Natalie, 5, looked at her mom and replied in a soft voice barely audible above the traffic noise, “When we see the stick man.”
Klesh nodded her head yes and asked her daughters another question: “When do we not walk across the street?”
Natalie had the right answer again. “When the red hand shows up,” she said.
The “stick man,” as Natalie calls it, is the image of a pedestrian crossing the street that is part of Sea Isle City’s automated traffic control system at major intersections in town. The red hand is the symbol that instructs pedestrians not to cross the road.
There are also a series of audio commands that direct pedestrians when – and when not to – cross the street.
Colleen Klesh and her husband, Brian, visitors from Newtown, Pa., believe it is never too early to begin educating Natalie and 3-year-old Emma about traffic safety.
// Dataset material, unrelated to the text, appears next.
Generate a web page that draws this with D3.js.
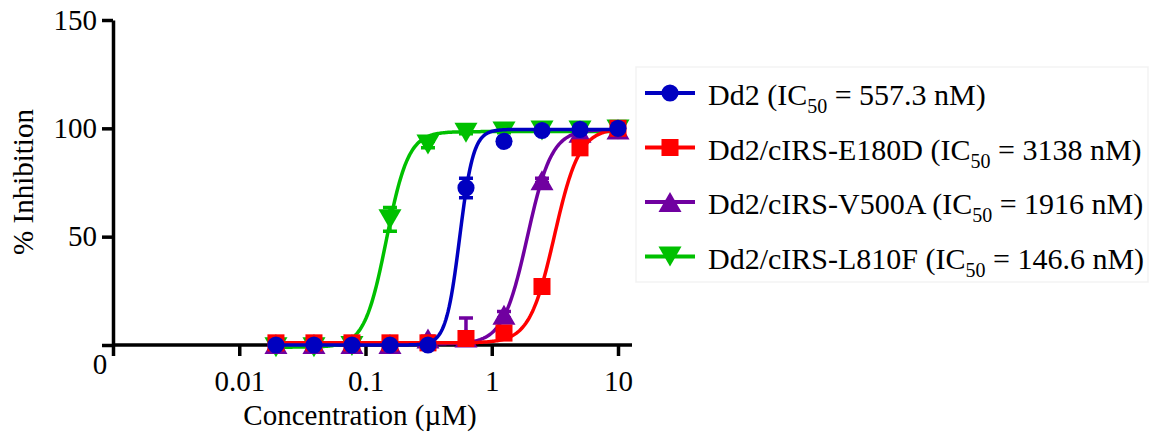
<!DOCTYPE html>
<html>
<head>
<meta charset="utf-8">
<script src="https://cdn.jsdelivr.net/npm/d3@7"></script>
<style>
  body { margin: 0; background: #fff; }
  svg text { font-family: "Liberation Serif", "Times New Roman", serif; fill: #000; }
</style>
</head>
<body>
<svg class="canvas" width="1158" height="438"></svg>
<script>
// concentrations (µM), 2-fold dilution series
const concentrations = [0.01953125, 0.0390625, 0.078125, 0.15625, 0.3125, 0.625, 1.25, 2.5, 5, 10];

const seriesNames = ["Dd2", "Dd2/cIRS-E180D", "Dd2/cIRS-V500A", "Dd2/cIRS-L810F"];
const ic50Labels = ["557.3 nM", "3138 nM", "1916 nM", "146.6 nM"];
const colors = ["#0000c0", "#ff0000", "#7000a0", "#00c000"];
const symbols = ["circle", "square", "triangleUp", "triangleDown"];

// % inhibition means
const dd2Values = [0, 0, 0, 0, 0, 72.5, 94, 99, 99.5, 100];
const e180dValues = [1, 1, 1, 1, 1, 3, 5.5, 27, 91, 100];
const v500aValues = [0.5, 0.5, 0.5, 0.5, 3, 3.5, 14, 76, 98, 99.5];
const l810fValues = [-1, -1, -0.5, 58, 92.5, 98, 98.5, 99, 99, 99.5];

// error bars (SD)
const dd2Errors = [0, 0, 0, 0, 0, 4.5, 1, 0.5, 0.5, 0];
const e180dErrors = [0, 0, 0, 0, 0, 1, 1, 1, 1, 0];
const v500aErrors = [0, 0, 0, 0, 1, 9, 1.5, 1, 0.5, 0];
const l810fErrors = [0, 0, 0, 5.5, 1.5, 0.5, 0.5, 0.5, 0.5, 0];

// dose-response fit parameters (IC50 in µM)
const fitIC50 = [0.5573, 3.138, 1.916, 0.1466];
const fitHill = [8, 4.4, 4.5, 5];
const fitTop = [99.5, 100, 99.5, 98.5];
const fitBottom = [0, 1, 0.5, -1];

const yTicks = [0, 50, 100, 150];
const xTicks = [0.001, 0.01, 0.1, 1, 10];
const xTickLabels = ["", "0.01", "0.1", "1", "10"];

const allValues = [dd2Values, e180dValues, v500aValues, l810fValues];
const allErrors = [dd2Errors, e180dErrors, v500aErrors, l810fErrors];

const svg = d3.select(".canvas");

const x = d3.scaleLog().domain([0.001, 10]).range([113, 618]);
const y = d3.scaleLinear().domain([0, 150]).range([345, 20]);

const fontSize = 29;

// error bars are clipped at the x axis
svg.append("defs").append("clipPath")
  .attr("id", "errClip")
  .append("rect")
  .attr("x", 0).attr("y", 0)
  .attr("width", 1158).attr("height", y(0));

// axes
const xAxis = d3.axisBottom(x)
  .tickValues(xTicks)
  .tickFormat((d, i) => xTickLabels[i])
  .tickSize(11)
  .tickPadding(14)
  .tickSizeOuter(0);

const yAxis = d3.axisLeft(y)
  .tickValues(yTicks)
  .tickFormat((d) => (d === 0 ? "" : d))
  .tickSize(11)
  .tickPadding(5)
  .tickSizeOuter(0);

const xAxisGroup = svg.append("g")
  .attr("transform", `translate(0,${y(0)})`)
  .call(xAxis);
xAxisGroup.select(".domain").attr("d", `M${x(0.001)},0H632`);

const yAxisGroup = svg.append("g")
  .attr("transform", `translate(${x(0.001)},0)`)
  .call(yAxis);

[xAxisGroup, yAxisGroup].forEach((g) => {
  g.select(".domain").attr("stroke", "#000").attr("stroke-width", 3.5);
  g.selectAll(".tick line").attr("stroke", "#000").attr("stroke-width", 3.5);
  g.selectAll("text")
    .style("font-family", '"Liberation Serif", serif')
    .style("font-size", fontSize + "px")
    .attr("fill", "#000");
});

// corner "0" label
svg.append("text")
  .attr("x", 100)
  .attr("y", y(0) + 29)
  .attr("text-anchor", "middle")
  .style("font-size", fontSize + "px")
  .text("0");

// axis titles
svg.append("text")
  .attr("x", 360)
  .attr("y", 425)
  .attr("text-anchor", "middle")
  .style("font-size", fontSize + "px")
  .text("Concentration (µM)");

svg.append("text")
  .attr("transform", `translate(33,${182}) rotate(-90)`)
  .attr("text-anchor", "middle")
  .style("font-size", fontSize + "px")
  .text("% Inhibition");

const symbolSize = { circle: 230, square: 290, triangleUp: 230, triangleDown: 230 };

function marker(g, kind, color, cx, cy) {
  const size = symbolSize[kind];
  let type = d3.symbolCircle;
  if (kind === "square") type = d3.symbolSquare;
  if (kind === "triangleUp" || kind === "triangleDown") type = d3.symbolTriangle;
  // centre triangles on their bounding box
  let shift = 0;
  if (type === d3.symbolTriangle) shift = Math.sqrt(size / (3 * Math.sqrt(3))) / 2;
  const rot = kind === "triangleDown" ? " rotate(180)" : "";
  g.append("path")
    .attr("d", d3.symbol(type, size)())
    .attr("transform", `translate(${cx},${cy})${rot} translate(0,${shift})`)
    .attr("fill", color);
}

// draw series, last legend entry first so Dd2 ends up on top
const plot = svg.append("g");
const lo = Math.log10(concentrations[0]);
const hi = Math.log10(concentrations[concentrations.length - 1]);
const curveXs = d3.range(0, 301).map((i) => Math.pow(10, lo + (hi - lo) * i / 300));

const line = d3.line().x((d) => x(d[0])).y((d) => y(d[1]));

[3, 2, 1, 0].forEach((s) => {
  const g = plot.append("g");
  const fit = curveXs.map((c) => [
    c,
    fitBottom[s] + (fitTop[s] - fitBottom[s]) / (1 + Math.pow(fitIC50[s] / c, fitHill[s])),
  ]);
  g.append("path")
    .datum(fit)
    .attr("d", line)
    .attr("fill", "none")
    .attr("stroke", colors[s])
    .attr("stroke-width", 3.5);

  concentrations.forEach((c, i) => {
    const v = allValues[s][i];
    const e = allErrors[s][i];
    if (e > 0) {
      const cx = x(c);
      g.append("path")
        .attr("d", `M${cx},${y(v - e)}V${y(v + e)}M${cx - 7},${y(v - e)}h14M${cx - 7},${y(v + e)}h14`)
        .attr("clip-path", "url(#errClip)")
        .attr("stroke", colors[s])
        .attr("stroke-width", 3.5)
        .attr("fill", "none");
    }
    marker(g, symbols[s], colors[s], x(c), y(v));
  });
});

// legend
const legend = svg.append("g");
legend.append("rect")
  .attr("x", 636).attr("y", 67)
  .attr("width", 512).attr("height", 215)
  .attr("fill", "none")
  .attr("stroke", "#f3f3f3")
  .attr("stroke-width", 1.5);

seriesNames.forEach((name, i) => {
  const ly = 93 + i * 54.5;
  legend.append("line")
    .attr("x1", 645).attr("x2", 695)
    .attr("y1", ly).attr("y2", ly)
    .attr("stroke", colors[i])
    .attr("stroke-width", 4);
  marker(legend, symbols[i], colors[i], 670, ly);

  const t = legend.append("text")
    .attr("x", 708)
    .attr("y", ly + 12)
    .style("font-size", "30px");
  t.append("tspan").text(`${name} (IC`);
  t.append("tspan").attr("dy", 8).style("font-size", "20px").text("50");
  t.append("tspan").attr("dy", -8).text(` = ${ic50Labels[i]})`);
});
</script>
</body>
</html>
Now, Sea Isle’s police department is launching its own pedestrian safety education program for the bustling summer tourism season.
Lt. William Mammele said no pedestrians have been struck by motorists this summer – and the police department wants to keep it that way.
“Knock on wood. We’ve been very lucky considering what we see every day,” Mammele said of the busy streets.
Over the years, there have been pedestrian accidents in Sea Isle, Mammele noted.
Sea Isle’s year-round population is about 2,000, but during the summer vacation season the number of people in town swells to an estimated 50,000 to 60,000. Recognizing the potential dangers when pedestrians, cars and trucks all share the same space, police have started their education program to try to keep everyone safe.
Earlier this summer, Sea Isle police began a program focusing on bike safety, including letting bicyclists know that they are required to follow the same traffic laws as motorists.
The pedestrian safety campaign includes a social media component, signs and banners. A series of “Drive Smart” and “Walk Smart” signs attached to the playground fence on JFK Boulevard stress the importance of both drivers and pedestrians acting safely.
“Drive Smart: We slow down for safety,” says one sign aimed at motorists. “Walk Smart: We look before crossing,” says another sign for pedestrians.
“It’s amazing how many people walk out without looking anymore,” Mammele said of pedestrians unsafely crossing the streets.
Although no one has been struck by traffic this summer, police want to get the message across that motorists must slow down and yield to pedestrians crossing the street, he explained.
“It’s difficult,” Mammele said. “There are obvious cases where drivers had no inkling to slow down.”
As part of the safety program, Mammele said the police department is planning to conduct “sting operations” in which officers in plainclothes pose as regular pedestrians crossing the street. Motorists will risk getting a ticket if they fail to slow down or stop.